The second part of the problem is where I'm stuck. It says "Also on the same dataset, and using your results from the linear regression, compute an expected time to sell given 3 prices - [P, P+10%, P-10%] and assuming a 50% sell probability." Not sure what P is in this case. My data set has 2500 cars in it and not all of them are sold, so I suppose P could be the asking price of unsold cars? Perhaps it's asking to predict how long it will take to sell the remaining cars at the current asking price as well as +/- 10%?
ANSWER: Your dependent variable is P. According to the regression, you can express P as linearly related to M and T (mileage and time to sell). So if you have your entire data (i.e. inventory) set and it wants the expected
time to sell at price P, you just average the time to sell (which is already in your data as T for each datum).
But then you assume the prices are adjusted by +10%. In this case, you have to use your regression to decide how changing P would change T for your dataset. Then you average all of the adjusted values for T. (Notice that your regression includes M. Although the M values do not change, you should be using M and 1.1P to deduce the T value for each datum.)
Finally, repeat for -10%.
Please follow-up if you have additional questions.

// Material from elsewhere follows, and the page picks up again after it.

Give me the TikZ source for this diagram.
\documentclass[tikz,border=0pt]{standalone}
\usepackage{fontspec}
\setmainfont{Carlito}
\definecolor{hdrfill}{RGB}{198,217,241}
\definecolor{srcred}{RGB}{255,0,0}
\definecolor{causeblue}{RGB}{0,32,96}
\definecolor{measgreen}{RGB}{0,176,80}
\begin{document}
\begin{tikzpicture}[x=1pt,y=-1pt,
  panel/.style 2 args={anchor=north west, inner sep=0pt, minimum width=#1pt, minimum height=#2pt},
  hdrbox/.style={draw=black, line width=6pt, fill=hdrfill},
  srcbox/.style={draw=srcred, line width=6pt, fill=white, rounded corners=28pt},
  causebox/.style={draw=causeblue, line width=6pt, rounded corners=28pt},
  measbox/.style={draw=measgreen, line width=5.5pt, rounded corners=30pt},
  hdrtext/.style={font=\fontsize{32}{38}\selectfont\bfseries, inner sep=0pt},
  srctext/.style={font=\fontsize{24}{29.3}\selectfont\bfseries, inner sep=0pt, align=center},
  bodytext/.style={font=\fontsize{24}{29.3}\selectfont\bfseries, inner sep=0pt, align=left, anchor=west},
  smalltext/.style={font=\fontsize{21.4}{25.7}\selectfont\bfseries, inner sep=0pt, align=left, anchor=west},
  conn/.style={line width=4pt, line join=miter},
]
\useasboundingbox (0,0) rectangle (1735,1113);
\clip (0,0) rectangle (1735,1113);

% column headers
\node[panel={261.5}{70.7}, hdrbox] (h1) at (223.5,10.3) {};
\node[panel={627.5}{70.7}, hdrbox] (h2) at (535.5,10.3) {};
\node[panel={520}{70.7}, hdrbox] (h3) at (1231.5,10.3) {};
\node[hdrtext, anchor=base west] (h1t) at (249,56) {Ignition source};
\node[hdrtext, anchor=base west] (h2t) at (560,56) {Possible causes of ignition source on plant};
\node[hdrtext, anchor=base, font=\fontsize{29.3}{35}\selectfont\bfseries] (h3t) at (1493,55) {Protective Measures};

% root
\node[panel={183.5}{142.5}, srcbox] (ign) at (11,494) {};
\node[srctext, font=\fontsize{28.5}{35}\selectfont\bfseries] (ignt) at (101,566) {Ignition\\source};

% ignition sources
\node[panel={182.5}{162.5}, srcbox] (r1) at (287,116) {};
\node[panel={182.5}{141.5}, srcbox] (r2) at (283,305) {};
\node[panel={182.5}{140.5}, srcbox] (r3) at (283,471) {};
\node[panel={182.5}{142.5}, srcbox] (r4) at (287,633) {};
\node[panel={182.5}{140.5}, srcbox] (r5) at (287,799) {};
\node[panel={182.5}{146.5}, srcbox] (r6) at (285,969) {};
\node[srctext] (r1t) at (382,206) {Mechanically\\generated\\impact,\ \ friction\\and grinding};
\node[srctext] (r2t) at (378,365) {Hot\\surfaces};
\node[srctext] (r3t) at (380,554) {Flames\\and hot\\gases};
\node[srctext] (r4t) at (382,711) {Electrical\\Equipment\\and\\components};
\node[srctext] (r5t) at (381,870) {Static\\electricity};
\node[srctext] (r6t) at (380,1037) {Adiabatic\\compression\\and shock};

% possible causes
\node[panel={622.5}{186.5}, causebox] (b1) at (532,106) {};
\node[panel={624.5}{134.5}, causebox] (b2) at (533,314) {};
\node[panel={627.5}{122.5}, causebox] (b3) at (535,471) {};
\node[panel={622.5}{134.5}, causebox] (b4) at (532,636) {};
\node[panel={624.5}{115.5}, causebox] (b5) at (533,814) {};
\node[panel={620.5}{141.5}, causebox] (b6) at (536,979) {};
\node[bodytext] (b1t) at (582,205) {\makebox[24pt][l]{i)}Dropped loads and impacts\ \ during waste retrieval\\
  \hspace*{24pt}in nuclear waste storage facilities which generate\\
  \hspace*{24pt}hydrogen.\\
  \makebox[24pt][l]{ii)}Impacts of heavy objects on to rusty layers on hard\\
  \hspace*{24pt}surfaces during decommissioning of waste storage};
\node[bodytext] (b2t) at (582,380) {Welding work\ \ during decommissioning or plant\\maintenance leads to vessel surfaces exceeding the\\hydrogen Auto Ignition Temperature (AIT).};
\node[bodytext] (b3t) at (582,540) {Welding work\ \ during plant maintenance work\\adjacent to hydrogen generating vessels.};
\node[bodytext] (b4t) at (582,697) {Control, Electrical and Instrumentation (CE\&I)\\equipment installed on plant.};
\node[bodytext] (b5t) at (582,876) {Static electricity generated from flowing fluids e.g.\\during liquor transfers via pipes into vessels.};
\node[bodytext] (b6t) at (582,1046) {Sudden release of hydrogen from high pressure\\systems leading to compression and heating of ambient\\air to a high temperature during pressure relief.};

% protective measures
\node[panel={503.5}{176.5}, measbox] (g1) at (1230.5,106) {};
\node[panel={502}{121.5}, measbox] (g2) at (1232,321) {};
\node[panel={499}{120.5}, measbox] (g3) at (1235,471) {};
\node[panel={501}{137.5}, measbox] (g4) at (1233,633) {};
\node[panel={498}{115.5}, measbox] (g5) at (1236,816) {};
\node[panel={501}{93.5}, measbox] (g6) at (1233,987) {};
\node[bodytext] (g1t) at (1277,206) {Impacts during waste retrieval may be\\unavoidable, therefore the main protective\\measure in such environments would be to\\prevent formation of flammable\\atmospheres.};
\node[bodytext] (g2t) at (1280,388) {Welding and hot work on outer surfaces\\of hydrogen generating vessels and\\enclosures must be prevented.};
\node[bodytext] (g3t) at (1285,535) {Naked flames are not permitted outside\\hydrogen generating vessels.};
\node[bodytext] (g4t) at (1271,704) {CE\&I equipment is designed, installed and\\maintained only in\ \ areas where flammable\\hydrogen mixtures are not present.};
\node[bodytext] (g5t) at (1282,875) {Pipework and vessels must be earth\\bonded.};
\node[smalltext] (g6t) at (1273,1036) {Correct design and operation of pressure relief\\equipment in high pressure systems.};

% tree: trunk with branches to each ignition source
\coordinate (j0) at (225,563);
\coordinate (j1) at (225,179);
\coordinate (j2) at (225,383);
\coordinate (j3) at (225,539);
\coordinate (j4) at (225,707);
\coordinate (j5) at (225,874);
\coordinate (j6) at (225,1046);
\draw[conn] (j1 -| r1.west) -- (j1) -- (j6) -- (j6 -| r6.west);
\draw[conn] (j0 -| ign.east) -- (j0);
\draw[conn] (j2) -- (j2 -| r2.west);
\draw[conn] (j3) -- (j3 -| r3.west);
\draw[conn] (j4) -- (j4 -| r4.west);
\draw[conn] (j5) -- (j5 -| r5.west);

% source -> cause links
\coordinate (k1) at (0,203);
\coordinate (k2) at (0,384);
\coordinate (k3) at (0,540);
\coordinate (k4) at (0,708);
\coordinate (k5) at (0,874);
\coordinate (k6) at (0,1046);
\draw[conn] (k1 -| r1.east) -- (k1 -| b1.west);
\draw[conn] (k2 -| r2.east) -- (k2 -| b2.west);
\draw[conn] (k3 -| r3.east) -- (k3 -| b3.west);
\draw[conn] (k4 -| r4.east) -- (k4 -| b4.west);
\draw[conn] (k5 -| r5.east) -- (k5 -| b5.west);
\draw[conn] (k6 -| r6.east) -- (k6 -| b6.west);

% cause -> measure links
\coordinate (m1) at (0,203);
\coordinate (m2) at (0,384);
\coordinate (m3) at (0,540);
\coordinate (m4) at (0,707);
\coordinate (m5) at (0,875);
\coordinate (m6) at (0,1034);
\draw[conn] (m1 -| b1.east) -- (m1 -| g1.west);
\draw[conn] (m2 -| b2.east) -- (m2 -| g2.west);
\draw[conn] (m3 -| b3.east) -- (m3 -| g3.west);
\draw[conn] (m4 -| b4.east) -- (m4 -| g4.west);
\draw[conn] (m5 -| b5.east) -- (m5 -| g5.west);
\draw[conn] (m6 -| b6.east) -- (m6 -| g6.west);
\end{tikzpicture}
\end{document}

---------- FOLLOW-UP ----------
QUESTION: Hi Clyde, thanks for the quick reply. How does the 50% probability of sale factor into this? I thought maybe it had something to do with Z tables but not sure how to account for it.
To be frank, I skipped over that entirely because I believe it is extraneous. You have been given raw data with certain quantities, none of which is a probability of sale or an event corresponding to some possible sale/non-sale (i.e. a customer interaction).
You can solve the problem without this information, according to my reading of the prompt. You perform a linear regression on the data, then take an average, then translate it according to that regression, then take another average. This does not require any "sell rate." Is there some other part of the problem connecting this rate to the data in some way beyond what you have quoted? If not, I don't think it's relevant.
If there is some interpretation of the question that requires this "50% sell rate," I would be interested to hear it, but I do not believe this figure is salient (or even applicable) to the data in question. You should be able to work through the problem as I have outlined, and you can present your solution to your instructor or consult the solutions manual to your textbook, hopefully that will clear up the prompt.
[Note that there is no assumption that these data are normally distributed or that sales occur as some Poisson process -- there wouldn't be any z-table or other figures for you to look up this 50% figure in the first place.]